The Expedition Timberline has some of the same features, including premium shocks, multi-link rear suspension, and stability control. However, although its all-terrain tires are roughly the same height, the standard wheels are two inches smaller. This means the sidewall is significantly taller, which provides more wheel protection when off-roading at the expense of on-road handling. Though the Expedition Timberline has more ground clearance than the Tahoe Z71, you can’t auto-lower the ride height, so the overall ride may feel less balanced.

Both vehicles have a limited-slip rear differential, but while the Expedition Timberline only has an electronic option, the Tahoe Z71 has a choice of electronic or mechanical setups. As such, you can choose between the precision of electronics or the old-school freedom of mechanical components. Each also has a transfer case that can automatically switch you between two-wheel and four-wheel drive modes for the best ride quality—or you can lock it into one mode if you prefer.

Interior and Cargo

One of the biggest reasons to get a full-size SUV instead of a truck for off-roading is the interior setup. If you don’t want your equipment and supplies to get drenched by a downpour or covered in mud, a covered SUV cargo bay will protect them. Big SUVs also allow you to bring more people (or more things) for extended outings.

If you want maximum space, the Tahoe Z71 is your ride. It has a standard cargo capacity of 25.5 cu.ft. when all three rows of seats are up, and by folding down seats, you can increase the capacity to a whopping 122.9 cu.ft. This is almost 20% more than the 104.6 cu.ft. available in the Expedition Timberline. The Chevy Tahoe also has more front headroom and shoulder room plus more front and rear legroom, though the Expedition Timberline does have a bit more rear headroom.

The Tahoe Z71 also has some of the most useful driver assistance technology and components to help with off-roading. Trailer sway control is included, and you can add an advanced trailer package with 13 available camera views if you want more guidance when hauling campers or off-road vehicles. If you are interested in towing, you will probably also appreciate the Duramax turbo-diesel engine available in the Tahoe, which lets you haul long distances without stopping to refuel as often.

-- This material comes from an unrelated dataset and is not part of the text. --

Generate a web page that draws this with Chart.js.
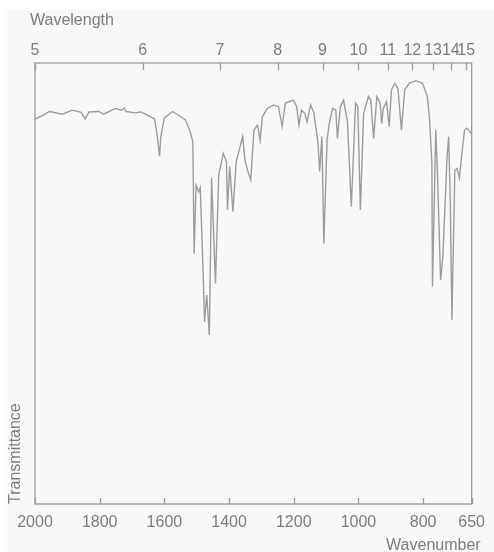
<!DOCTYPE html>
<html lang="en">
<head>
  <meta charset="UTF-8">
  <title>IR spectrum</title>
  <script src="https://cdn.jsdelivr.net/npm/chart.js"></script>
  <style>
    body { margin: 0; background: #fff; }
    #wrap { width: 494px; height: 552px; }
  </style>
</head>
<body>
  <div id="wrap"><canvas id="irChart" width="494" height="552"></canvas></div>

  <script>
    // spectrum (cm-1 / % transmittance)
    const wavenumbers = [2000,1976,1955,1915,1885,1857,1845,1833,1803,1788,1751,1733,1724,1718,1691,1672,1651,1630,1621,1615,1611,1600,1575,1555,1535,1520,1512,1508,1502,1494,1489,1479,1476,1469,1461,1454,1442,1432,1418,1408,1405,1398,1388,1378,1358,1351,1343,1333,1323,1312,1304,1297,1282,1262,1247,1236,1226,1201,1191,1184,1176,1166,1159,1148,1138,1125,1120,1113,1107,1097,1090,1080,1070,1065,1056,1046,1034,1022,1009,1002,994,984,969,962,953,943,933,928,923,913,905,898,888,878,867,857,842,822,802,787,780,773,771,761,756,746,739,726,721,716,711,702,695,688,680,672,665,650];
    const transmittance = [87.3,88.1,89.0,88.4,89.3,88.8,87.3,88.9,89.0,88.4,89.7,89.3,89.8,89.0,88.7,88.9,88.1,87.3,83.0,78.8,83.3,87.5,89.0,88.1,87.1,84.4,82.2,56.8,72.3,70.8,71.7,49.7,41.3,47.4,38.3,73.9,50.0,74.6,79.5,77.6,66.7,76.5,66.3,77.6,83.3,78.0,75.7,73.5,84.8,85.9,82.5,87.8,89.7,90.5,90.1,85.6,90.9,91.6,90.1,85.9,89.3,88.6,86.7,90.5,88.7,81.9,75.4,83.3,59.1,82.5,86.3,89.7,89.3,82.9,90.1,91.6,86.7,67.4,90.9,90.1,66.7,88.6,92.4,91.6,82.9,92.4,90.9,86.3,89.7,91.2,85.6,93.9,95.4,94.3,84.8,93.9,95.5,96.0,95.4,92.4,87.1,77.3,49.3,84.8,75.7,50.8,56.1,78.8,83.3,68.2,41.7,75.7,76.1,73.9,79.5,84.8,85.2,84.0];

    const wavenumberTicks = [2000, 1800, 1600, 1400, 1200, 1000, 800, 650];
    const wavelengthTicks = [5, 6, 7, 8, 9, 10, 11, 12, 13, 14, 15]; // micrometres

    const grey = '#7c7c7c';
    const font = { family: 'Liberation Sans, Arial, sans-serif', size: 16 };

    // box round the plot, inward tick marks, paper background
    // (axis titles of the reversed x scales are drawn here too, chart.js flips their alignment)
    const frame = {
      id: 'frame',
      beforeDraw(chart) {
        const ctx = chart.ctx;
        ctx.save();
        ctx.fillStyle = '#f8f8f8';
        ctx.fillRect(7, 10, chart.width - 7, chart.height - 10);
        ctx.restore();
      },
      afterDraw(chart) {
        const { ctx, chartArea: a, scales } = chart;
        ctx.save();
        ctx.strokeStyle = '#9a9a9a';
        ctx.lineWidth = 1.3;
        ctx.strokeRect(a.left, a.top, a.right - a.left, a.bottom - a.top);
        ctx.beginPath();
        scales.x.ticks.forEach(t => {
          const px = Math.round(scales.x.getPixelForValue(t.value)) + 0.5;
          ctx.moveTo(px, a.bottom);
          ctx.lineTo(px, a.bottom - 6);
        });
        scales.x2.ticks.forEach(t => {
          const px = Math.round(scales.x2.getPixelForValue(t.value)) + 0.5;
          ctx.moveTo(px, a.top);
          ctx.lineTo(px, a.top + 7);
        });
        ctx.stroke();

        ctx.fillStyle = grey;
        ctx.font = font.size + 'px ' + font.family;
        ctx.textBaseline = 'middle';
        ctx.textAlign = 'left';
        ctx.fillText('Wavelength', a.left - 5, 21);
        ctx.textAlign = 'right';
        ctx.fillText('Wavenumber', a.right + 9, scales.x.bottom - 6);
        ctx.restore();
      }
    };

    const ctx = document.getElementById('irChart').getContext('2d');
    new Chart(ctx, {
      type: 'line',
      data: {
        datasets: [{
          data: wavenumbers.map((w, i) => ({ x: w, y: transmittance[i] })),
          borderColor: '#9c9c9c',
          borderWidth: 1.4,
          pointRadius: 0,
          tension: 0,
          fill: false
        }]
      },
      options: {
        responsive: false,
        animation: false,
        layout: { padding: { left: 0, right: 15, top: 0, bottom: 0 } },
        plugins: { legend: { display: false }, tooltip: { enabled: false } },
        scales: {
          x: {
            type: 'linear',
            position: 'bottom',
            reverse: true,
            min: 650,
            max: 2000,
            afterBuildTicks: s => { s.ticks = wavenumberTicks.map(v => ({ value: v })); },
            afterFit: s => { s.height = 48; },
            grid: { display: false, drawTicks: false },
            border: { display: false },
            ticks: { color: grey, font: font, padding: 9, autoSkip: false, maxRotation: 0, callback: v => String(v) }
          },
          x2: {
            type: 'linear',
            position: 'top',
            reverse: true,
            min: 650,
            max: 2000,
            afterBuildTicks: s => { s.ticks = wavelengthTicks.map(l => ({ value: 10000 / l })); },
            afterFit: s => { s.height = 63; },
            grid: { display: false, drawTicks: false },
            border: { display: false },
            ticks: { color: grey, font: font, padding: 3, autoSkip: false, maxRotation: 0, callback: v => String(Math.round(10000 / v)) }
          },
          y: {
            type: 'linear',
            min: 0,
            max: 100,
            afterFit: s => { s.width = 35; },
            grid: { display: false, drawTicks: false },
            border: { display: false },
            ticks: { display: false },
            title: { display: true, text: 'Transmittance', align: 'start', color: grey, font: font, padding: { top: 6, bottom: 0 } }
          }
        }
      },
      plugins: [frame]
    });
  </script>
</body>
</html>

A rear view of a 2024 Chevy Tahoe Z71 driving through a desert.

The Tahoe Z71 Remains at the Top

Does the Ford Expedition Timberline have some things going for it? No doubt. The 440 hp EcoBoost turbocharged engine will give you plenty of power under your right foot, and the high ground clearance is ideal for rock crawling or general overlanding. In terms of overall off-road and on-road performance, though, the Chevy Tahoe Z71 still stands on top.

The four-corner adaptive suspension gives you the best possible ride no matter the terrain or weather—and you don’t even have to do anything. Some of the other things we love are the added cargo and passenger space, the better-handling tire and wheel combination, and the advanced trailering features. It’s enough to keep the Tahoe Z71 the sultan of full-size off-road SUVs and continue fending off the challenge of the Expedition Timberline.